Personal information
- Full name: Stephen Wright
- Born: 4 February 1952 (age 74) Muswell Hill, Middlesex, England
- Batting: Right-handed

Domestic team information
- 1973–1974: Cambridge University

Career statistics
| Competition | First-class | List A |
| Matches | 10 | 1 |
| Runs scored | 277 | 0 |
| Batting average | 14.57 | 0.00 |
| 100s/50s | 0/0 | 0/0 |
| Top score | 41 | 0 |
| Catches/stumpings | 2/– | 0/– |
- Source: Cricinfo, 15 January 2022

= Stephen Wright (cricketer, born 1952) =

English cricketer and surgeon

Stephen Wright (born 4 February 1952) is an English former first-class cricketer.

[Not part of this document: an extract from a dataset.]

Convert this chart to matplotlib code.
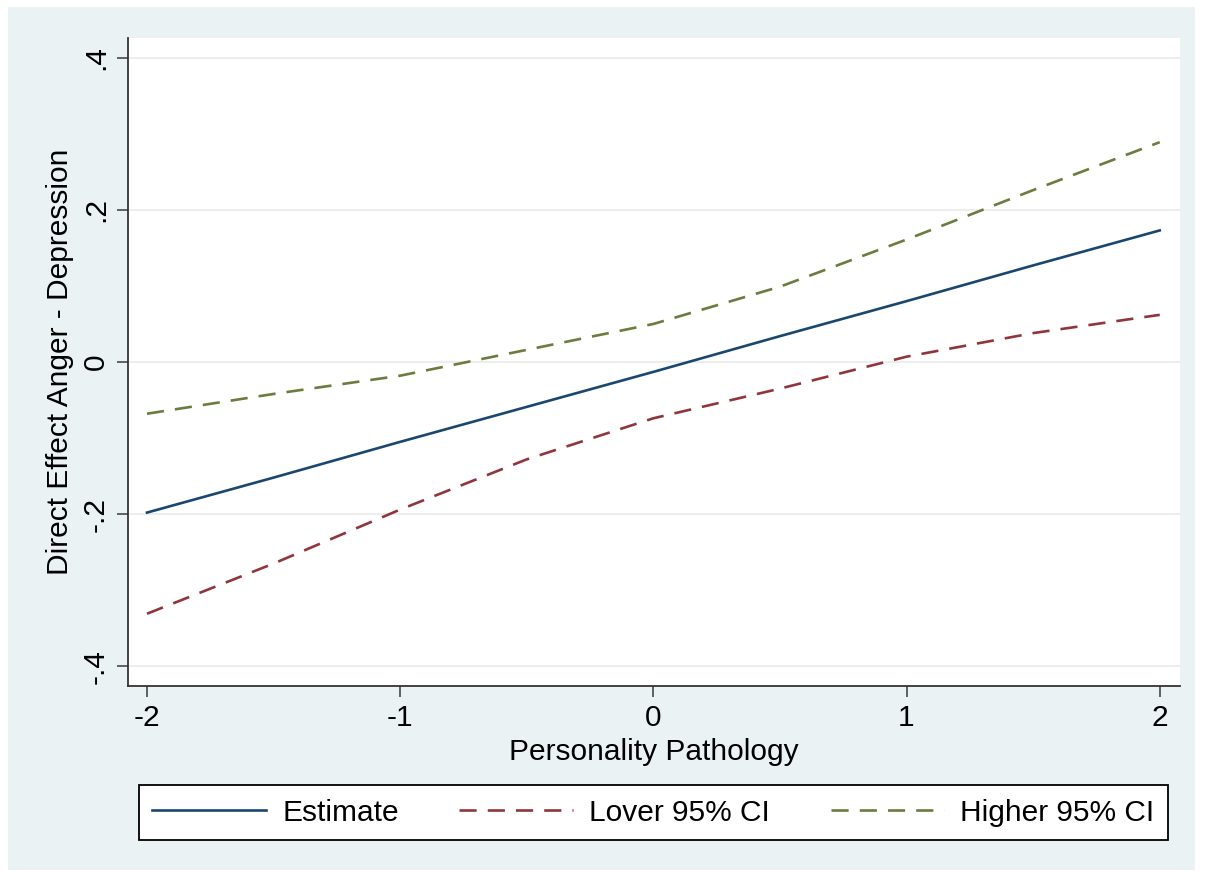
import matplotlib.pyplot as plt

plt.rcParams['font.family'] = ['Liberation Sans', 'DejaVu Sans']

# values
pp = [-2, -1.5, -1, -0.5, 0, 0.5, 1, 1.5, 2]
estimate = [-0.198, -0.152, -0.105, -0.059, -0.013, 0.034, 0.080, 0.127, 0.173]
lower_ci = [-0.331, -0.265, -0.194, -0.128, -0.074, -0.035, 0.007, 0.038, 0.062]
upper_ci = [-0.068, -0.042, -0.018, 0.016, 0.050, 0.099, 0.161, 0.226, 0.289]

xticks = [-2, -1, 0, 1, 2]
yticks = [-0.4, -0.2, 0, 0.2, 0.4]
ytick_labels = ['-.4', '-.2', '0', '.2', '.4']

bg = '#eaf2f3'
fs = 21.5

fig = plt.figure(figsize=(12.05, 8.77), dpi=100, facecolor='white')
# stata graph region
fig.patches.append(plt.Rectangle((8 / 1205, 7 / 877), 1187 / 1205, 863 / 877,
                                 transform=fig.transFigure, facecolor=bg,
                                 edgecolor='none', zorder=-10))

ax = fig.add_axes([128 / 1205, 1 - 686 / 877, 1052 / 1205, 648 / 877])
ax.set_facecolor('white')

dash = (0, (6.5, 4.2))
ax.plot(pp, estimate, color='#1a476f', lw=1.9, label='Estimate')
ax.plot(pp, lower_ci, color='#90353b', lw=1.9, ls=dash, label='Lover 95% CI')
ax.plot(pp, upper_ci, color='#6b7c3e', lw=1.9, ls=dash, label='Higher 95% CI')

ax.set_xlim(-2.075, 2.08)
ax.set_ylim(-0.426, 0.426)
ax.set_xticks(xticks)
ax.set_xticklabels([str(t) for t in xticks])
ax.set_yticks(yticks)
ax.set_yticklabels(ytick_labels, rotation=90, va='center')
ax.grid(axis='y', color='#ececec', lw=1.3)
ax.set_axisbelow(True)

for s in ['top', 'right']:
    ax.spines[s].set_visible(False)
for s in ['left', 'bottom']:
    ax.spines[s].set_color('#333333')
    ax.spines[s].set_linewidth(1.3)
ax.tick_params(axis='both', direction='out', length=8, width=1.3, color='#555555',
               labelsize=fs, pad=5)

ax.set_xlabel('Personality Pathology', fontsize=fs, labelpad=4)
ax.set_ylabel('Direct Effect Anger - Depression', fontsize=fs, labelpad=6)

leg = fig.legend(loc='lower left', ncol=3, mode='expand', borderaxespad=0,
                 bbox_to_anchor=(139 / 1205, 1 - 840 / 877, 1029 / 1205, 55 / 877),
                 fontsize=fs, handlelength=3.8, handletextpad=0.55, columnspacing=1.5,
                 frameon=True, fancybox=False, borderpad=0.45)
leg.get_frame().set_edgecolor('black')
leg.get_frame().set_linewidth(1.3)
leg.get_frame().set_facecolor('white')
leg.get_frame().set_alpha(1)

fig.savefig('out.png', dpi=100, facecolor=fig.get_facecolor())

Wright was born at Muswell Hill in February 1952 and later studied at Emmanuel College at the University of Cambridge. While studying at Cambridge, he played first-class cricket for Cambridge University Cricket Club in 1973, making ten appearances, which included playing that seasons University Match against Oxford. Playing as a batsman who was utilised as both an opening and middle order batsman in the Cambridge side, he scored 277 runs at an average of 14.57, with a highest score of 41. Wright played for Cambridge the following season, making a single List A one-day appearance against Sussex at Hove in the Benson & Hedges Cup; batting in the middle order, he was dismissed by Chris Waller for 0.